Schools and colleges would only be contacted by one exam board, and it may be one they do not have entries with, to ease the burden on centres.

The visits would take place in May and June, most likely over Microsoft Teams or Zoom.

Centres do not need to wait for approval to begin their grading processes though. They will receive an email confirming if their policy has been accepted or that there is need for follow up contact.

4. ‘Failure to engage’ in quality checks could be investigated

In the final stage of quality assurance, exam boards will carry out sampling after the submission of grades on June 18.

Targeted sampling will be informed by the outcomes of the centre policy checks, significant divergence in previous exam cohort results and where boards had concerns about their policy.

Random sampling will ensure appropriate subject, qualification, geographical and centre-type coverage by the exam boards. It will involve reviewing evidence by “subject specialists”.

Exam boards will decide whether to accept the grades or undertake further view, but this may lead to the “withholding” of results.

If centres fail to engage with the quality assurance, it may jeopardise the “timely issue” of results to students and may lead to exam boards undertaking “further investigation”.


5. 5-step process for deciding grades

JCQ offers five steps that may be “helpful” for deciding grades.
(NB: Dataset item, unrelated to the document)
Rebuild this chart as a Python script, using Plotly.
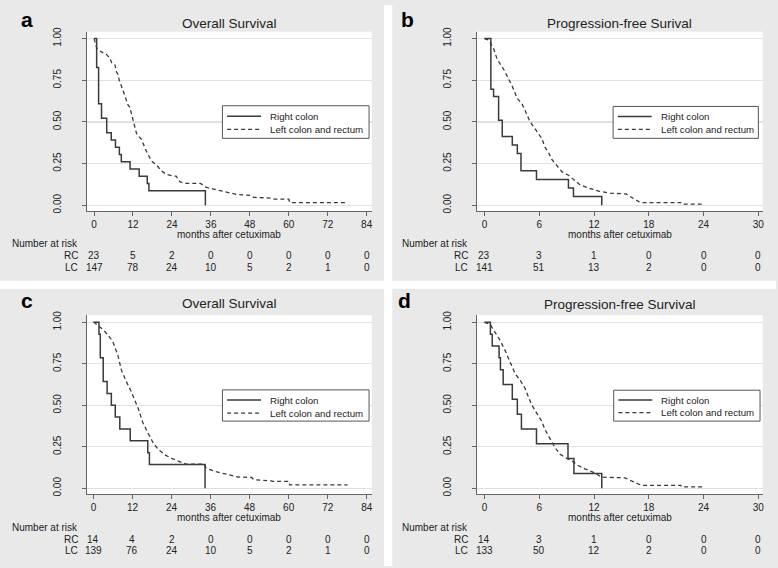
import plotly.graph_objects as go

# ---------------- data ----------------
# Panel a: Overall survival (all patients)
a_rc_t = [0, 0.8, 1.4, 2.3, 3.9, 5.3, 6.6, 7.8, 8.4, 11.1, 13.9, 16.4, 16.9, 34.3]
a_rc_s = [1, 0.826, 0.609, 0.522, 0.435, 0.391, 0.348, 0.304, 0.261, 0.217, 0.174, 0.130, 0.087, 0]
a_lc_t = [0, 0.8, 1.8, 3.8, 4.8, 5.4, 6.4, 6.9, 7.4, 7.9, 8.4, 9.5, 10.5, 11.0, 12.0, 13.1, 14.6,
          16.1, 17.7, 19.3, 20.8, 22.3, 24.4, 25.3, 26.5, 28.5, 32.8, 34.2, 35.0, 37.7, 39.6, 40.8,
          43.8, 48.2, 49.2, 54.5, 55.5, 60.0, 60.3, 78.0]
a_lc_s = [1, 0.945, 0.925, 0.905, 0.885, 0.856, 0.846, 0.80, 0.785, 0.738, 0.717, 0.658, 0.60, 0.589,
          0.52, 0.43, 0.395, 0.325, 0.265, 0.24, 0.205, 0.185, 0.175, 0.174, 0.14, 0.131, 0.131, 0.11,
          0.105, 0.092, 0.085, 0.075, 0.065, 0.059, 0.047, 0.043, 0.036, 0.036, 0.016, 0.016]

# Panel b: Progression-free survival (all patients)
b_rc_t = [0, 0.7, 1.0, 1.55, 1.95, 3.05, 3.6, 4.0, 5.7, 9.2, 9.75, 12.85]
b_rc_s = [1, 0.696, 0.652, 0.51, 0.413, 0.362, 0.31, 0.207, 0.155, 0.103, 0.052, 0]
b_lc_t = [0, 0.5, 1.0, 1.4, 2.1, 2.7, 3.0, 3.6, 4.1, 4.6, 5.0, 5.4, 5.9, 6.3, 6.6, 7.0, 7.3, 7.9,
          8.5, 9.2, 9.7, 10.4, 11.3, 12.5, 13.8, 15.5, 16.3, 17.1, 21.5, 21.6, 24.0]
b_lc_s = [1, 0.99, 0.94, 0.875, 0.816, 0.757, 0.72, 0.64, 0.61, 0.55, 0.50, 0.47, 0.43, 0.40, 0.35,
          0.32, 0.28, 0.24, 0.20, 0.18, 0.155, 0.125, 0.105, 0.085, 0.072, 0.068, 0.04, 0.016,
          0.016, 0.007, 0.007]

# Panel c: Overall survival (subgroup)
c_rc_t = [0, 1.7, 2.1, 3.0, 4.2, 5.5, 6.7, 8.1, 11.3, 16.7, 17.2, 34.3]
c_rc_s = [1, 0.929, 0.786, 0.643, 0.571, 0.5, 0.429, 0.357, 0.286, 0.214, 0.143, 0]
c_lc_t = [0, 0.2, 1.4, 3.0, 5.0, 6.0, 7.5, 8.6, 10.1, 11.6, 13.7, 15.2, 16.7, 18.3, 19.8, 21.9,
          24.4, 27.5, 28.5, 34.1, 34.6, 37.7, 41.3, 44.3, 48.6, 49.3, 54.6, 55.2, 60.0, 60.3, 78.1]
c_lc_s = [1, 1, 0.98, 0.956, 0.91, 0.881, 0.802, 0.712, 0.643, 0.583, 0.484, 0.395, 0.335, 0.276,
          0.236, 0.202, 0.177, 0.152, 0.145, 0.145, 0.121, 0.10, 0.08, 0.068, 0.065, 0.052, 0.045,
          0.042, 0.042, 0.02, 0.02]

# Panel d: Progression-free survival (subgroup)
d_rc_t = [0, 0.65, 0.85, 1.6, 1.75, 2.05, 3.05, 3.6, 4.05, 5.7, 9.15, 9.8, 12.85]
d_rc_s = [1, 0.929, 0.857, 0.786, 0.714, 0.625, 0.536, 0.446, 0.357, 0.268, 0.179, 0.089, 0]
d_lc_t = [0, 0.6, 1.16, 1.71, 2.26, 2.8, 3.35, 3.89, 4.44, 4.8, 5.17, 5.71, 6.26, 6.62, 7.17, 7.72,
          8.26, 8.81, 9.54, 10.27, 10.99, 12.09, 12.8, 15.4, 16.1, 17.2, 21.5, 21.6, 23.9]
d_lc_s = [1, 0.99, 0.94, 0.891, 0.831, 0.762, 0.692, 0.653, 0.603, 0.553, 0.504, 0.454, 0.405,
          0.355, 0.296, 0.246, 0.206, 0.186, 0.167, 0.137, 0.117, 0.093, 0.067, 0.063, 0.044,
          0.018, 0.018, 0.008, 0.008]

os_ticks = [0, 12, 24, 36, 48, 60, 72, 84]
pfs_ticks = [0, 6, 12, 18, 24, 30]
y_ticks = [0, 0.25, 0.5, 0.75, 1.0]

a_risk_rc = [23, 5, 2, 0, 0, 0, 0, 0]
a_risk_lc = [147, 78, 24, 10, 5, 2, 1, 0]
b_risk_rc = [23, 3, 1, 0, 0, 0]
b_risk_lc = [141, 51, 13, 2, 0, 0]
c_risk_rc = [14, 4, 2, 0, 0, 0, 0, 0]
c_risk_lc = [139, 76, 24, 10, 5, 2, 1, 0]
d_risk_rc = [14, 3, 1, 0, 0, 0]
d_risk_lc = [133, 50, 12, 2, 0, 0]

titles = ["Overall Survival", "Progression-free Surival", "Overall Survival", "Progression-free Survival"]
letters = ["a", "b", "c", "d"]
series_names = ["Right colon", "Left colon and rectum"]
xlabel = "months after cetuximab"

# ---------------- layout helpers ----------------
W, H = 778, 568
FONT = "Liberation Sans, Arial, sans-serif"
TXT = "#222222"
LINE = "#3a3a3a"
AX = "#666666"
GRID = "#e6dfdf"
DASH = "4px,3px"


def px(x):
    return x / W


def py(y):
    return 1 - y / H


panels = [
    dict(dom_x=(87.3, 372.7), dom_y=(27, 209), xr=(-2.15, 85.56), yr=(-0.0373, 1.0415),
         ticks=os_ticks, rc=(a_rc_t, a_rc_s), lc=(a_lc_t, a_lc_s), risk=(a_risk_rc, a_risk_lc),
         leg=(223, 102, 370, 135), leg_rows=(112.7, 126), title_y=18.5, letter=(27, 15),
         lab_right=80, rows=(241.8, 253.8, 265.3), xtitle_y=232.6),
    dict(dom_x=(478, 764.7), dom_y=(27, 209), xr=(-0.841, 30.48), yr=(-0.0373, 1.0415),
         ticks=pfs_ticks, rc=(b_rc_t, b_rc_s), lc=(b_lc_t, b_lc_s), risk=(b_risk_rc, b_risk_lc),
         leg=(614.7, 102.7, 760.3, 135), leg_rows=(113, 126), title_y=18.5, letter=(409, 14.5),
         lab_right=471, rows=(241.8, 253.8, 265.3), xtitle_y=232.6),
    dict(dom_x=(87.3, 372.7), dom_y=(314, 495.3), xr=(-1.96, 85.53), yr=(-0.0357, 1.0435),
         ticks=os_ticks, rc=(c_rc_t, c_rc_s), lc=(c_lc_t, c_lc_s), risk=(c_risk_rc, c_risk_lc),
         leg=(223, 389.7, 370, 421.3), leg_rows=(400, 413.3), title_y=302.5, letter=(27, 299),
         lab_right=80, rows=(529.5, 541.5, 552.5), xtitle_y=518.6),
    dict(dom_x=(478, 764.7), dom_y=(314, 495.3), xr=(-0.841, 30.48), yr=(-0.0357, 1.0435),
         ticks=pfs_ticks, rc=(d_rc_t, d_rc_s), lc=(d_lc_t, d_lc_s), risk=(d_risk_rc, d_risk_lc),
         leg=(615.3, 390, 762, 421.3), leg_rows=(400, 412.8), title_y=303.5, letter=(405.5, 299),
         lab_right=471, rows=(529.5, 541.5, 552.5), xtitle_y=518.6),
]

fig = go.Figure()
layout = dict(
    width=W, height=H, margin=dict(l=0, r=0, t=0, b=0),
    paper_bgcolor="#e9e9e9", plot_bgcolor="white", showlegend=False,
    font=dict(family=FONT, size=10, color=TXT),
    annotations=[], shapes=[],
)

# white gutters between panels
layout["shapes"].append(dict(type="rect", xref="paper", yref="paper", x0=px(385), x1=px(393.3),
                             y0=0, y1=1, fillcolor="white", line_width=0, layer="below"))
layout["shapes"].append(dict(type="rect", xref="paper", yref="paper", x0=0, x1=1,
                             y0=py(287.3), y1=py(279.3), fillcolor="white", line_width=0, layer="below"))

for i, p in enumerate(panels):
    n = "" if i == 0 else str(i + 1)
    xa, ya = "x" + n, "y" + n
    fig.add_trace(go.Scatter(x=p["rc"][0], y=p["rc"][1], mode="lines", line_shape="hv",
                             line=dict(color=LINE, width=1.5), name=series_names[0],
                             xaxis=xa, yaxis=ya, hoverinfo="skip"))
    fig.add_trace(go.Scatter(x=p["lc"][0], y=p["lc"][1], mode="lines", line_shape="linear",
                             line=dict(color=LINE, width=1.3, dash=DASH), name=series_names[1],
                             xaxis=xa, yaxis=ya, hoverinfo="skip"))

    layout["xaxis" + n] = dict(
        domain=[px(p["dom_x"][0]), px(p["dom_x"][1])], anchor=ya, range=list(p["xr"]),
        tickvals=p["ticks"], ticks="outside", ticklen=4, tickcolor=AX, showline=True,
        linecolor=AX, linewidth=1, showgrid=False, zeroline=False,
        tickfont=dict(size=10, color=TXT),
    )
    layout["yaxis" + n] = dict(
        domain=[py(p["dom_y"][1]), py(p["dom_y"][0])], anchor=xa, range=list(p["yr"]),
        tickvals=y_ticks, tickformat=".2f", ticks="outside", ticklen=4, tickcolor=AX,
        showline=True, linecolor=AX, linewidth=1, showgrid=True, gridcolor=GRID, gridwidth=1.3,
        zeroline=False, tickangle=-90, tickfont=dict(size=10, color=TXT), ticklabelstandoff=17,
    )

    # legend box (framed key inside the plot)
    lx0, ly0, lx1, ly1 = p["leg"]
    layout["shapes"].append(dict(type="rect", xref="paper", yref="paper", x0=px(lx0), x1=px(lx1),
                                 y0=py(ly1), y1=py(ly0), fillcolor="white",
                                 line=dict(color="#555555", width=1), layer="above"))
    for k, ry in enumerate(p["leg_rows"]):
        layout["shapes"].append(dict(type="line", xref="paper", yref="paper",
                                     x0=px(lx0 + 4.7), x1=px(lx0 + 38.7), y0=py(ry), y1=py(ry),
                                     line=dict(color=LINE, width=1.5 if k == 0 else 1.3,
                                               dash="solid" if k == 0 else DASH),
                                     layer="above"))
        layout["annotations"].append(dict(text=series_names[k], x=px(lx0 + 45.5), y=py(ry),
                                          xref="paper", yref="paper", showarrow=False,
                                          xanchor="left", yanchor="middle",
                                          font=dict(size=9.7, color=TXT)))

    xc = (p["dom_x"][0] + p["dom_x"][1]) / 2
    layout["annotations"].append(dict(text=titles[i], x=px(xc), y=py(p["title_y"]), xref="paper",
                                      yref="paper", showarrow=False, xanchor="center",
                                      yanchor="middle", font=dict(size=13.5, color=TXT)))
    layout["annotations"].append(dict(text=xlabel, x=sum(p["xr"]) / 2, y=py(p["xtitle_y"]),
                                      xref=xa, yref="paper", showarrow=False, xanchor="center",
                                      yanchor="middle", font=dict(size=10, color=TXT)))
    layout["annotations"].append(dict(text="<b>" + letters[i] + "</b>", x=px(p["letter"][0]),
                                      y=py(p["letter"][1]), xref="paper", yref="paper",
                                      showarrow=False, xanchor="center", yanchor="middle",
                                      font=dict(size=21, color="black")))
    r0, r1, r2 = p["rows"]
    for txt, yy in (("Number at risk", r0), ("RC", r1), ("LC", r2)):
        layout["annotations"].append(dict(text=txt, x=px(p["lab_right"]), y=py(yy), xref="paper",
                                          yref="paper", showarrow=False, xanchor="right",
                                          yanchor="middle", font=dict(size=10, color=TXT)))
    for vals, yy in ((p["risk"][0], r1), (p["risk"][1], r2)):
        for t, v in zip(p["ticks"], vals):
            layout["annotations"].append(dict(text=str(v), x=t, y=py(yy), xref=xa, yref="paper",
                                              showarrow=False, xanchor="center", yanchor="middle",
                                              font=dict(size=10, color=TXT)))

fig.update_layout(**layout)
fig.write_html(
    "out.html",
    config={"displayModeBar": False, "staticPlot": True},
    post_script="document.documentElement.style.margin='0';document.body.style.margin='0';"
                "document.body.style.overflow='hidden';",
)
The first is considering what has been taught and whether content has been covered “deeply or superficially”.

The second is collecting the evidence, acknowledging some flexibility may be needed where students have missed lessons or assessments for valid reasons, but it must be documented by the centre.

The third is around evaluating the quality of evidence and fourth is establishing whether the proposed range of evidence is appropriate for all students.

Finally, grade decisions must not factor in “potential”. A grade based on a predicted trajectory or target grade is also not permitted.


6. Exam board materials by March 31

Schools and colleges will be sent additional assessment materials by March 31 for all GCSEs, AS and A-levels except for art and design.

The questions don’t have to be sat under exam conditions and activities can be done remotely, for instance if a child is self-isolating.

Schools and colleges will also receive “additional support materials” by April 12, which may include past examiners’ reports and marked examples of work from past papers.

The JCQ guidance states that, if schools and colleges believe an outcome doesn’t reflect a student’s usual level of performance – for example because of the conditions the student completed the work in – it doesn’t have to be included in their range of evidence.

“Other evidence could be used, or the student could be given another opportunity to complete a different piece of work,” JCQ said.


7. Same activities should be sat on the same day

Because the materials are also being published online on April 19, they do not need to be kept securely like exam papers.

But JCQ said the extent to which students should know what activity they will complete in advance “should be considered”.

“Additionally, if it is decided that all students in a cohort sit the same activity under test conditions, this should happen on the same day to maximise fairness for all students in a centre.”

Because the materials are groups of questions and may vary in breadth and demand, there will be no grade boundaries available and “no requirement for the mark from an assessment to be converted into a grade”.

Instead, the mark should be “considered alongside other pieces of evidence”.


8. Deliberate disclosure of mark schemes ‘is malpractice’

Exam boards will investigate “credible” allegations of malpractice or issues reported from the monitoring processes that “raise concerns about a failure to follow the published requirements for determining grades”.

They list examples including where grades created for students who have not been taught sufficient content to provide the basis for the grade.

Another example is if a teacher deliberately provides inappropriate levels of support before or during an assessment, “including deliberate disclosure of mark schemes and assessment materials to support an inflated grade”.